Object Oriented Programming

The main focus of the past 2 weeks of class had been on object oriented programming with an emphasis on class and its methods. As a student that comes from CSC108 where the topics have been briefly mentioned in class, I was able to gain a more in-depth understanding on these concepts. In lectures, we were given examples such as the class called Point, and through the creation of its properties and methods, it gives a clear demonstration as to how Classes should be made, when to make it, and how to manipulate it to the programmer's needs. Furthermore, the main ideology that was conveyed in class while programming was the mentality in being "lazy", meaning that one should be mindful in avoiding codes that are redundant or inefficient.

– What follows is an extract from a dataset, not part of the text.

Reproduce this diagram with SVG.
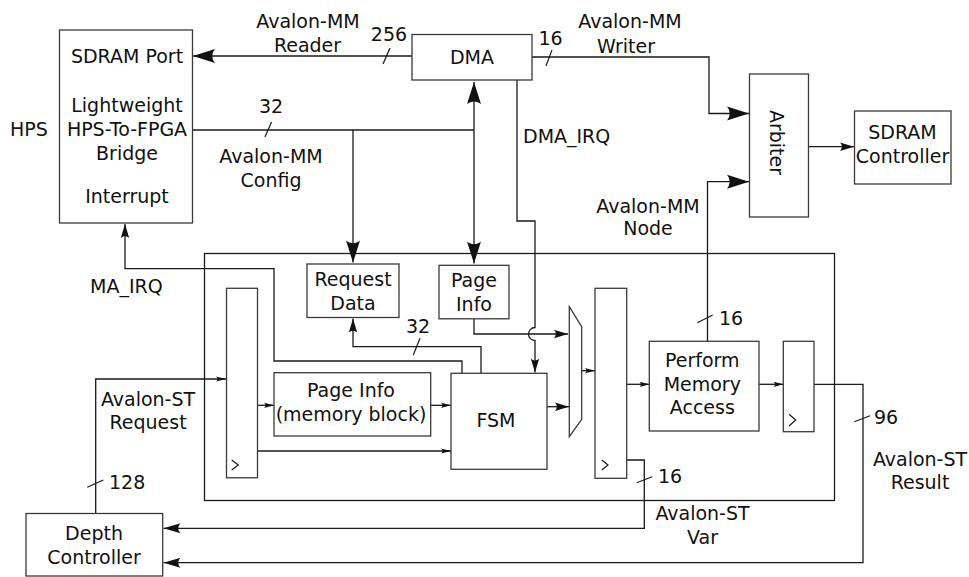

The two concepts that was given to the class encompassing this ideology were list comprehensions and recursion. Despite how each of these are not heavily covered, but we can see through the usages of them in simple examples how they were able to reduce long lines of code to something as short as a return statement. In general, the past few lectures were focused on establishing the basic concepts and right mindset to object oriented programming through straightforward examples, and they were most certainly interesting and helpful.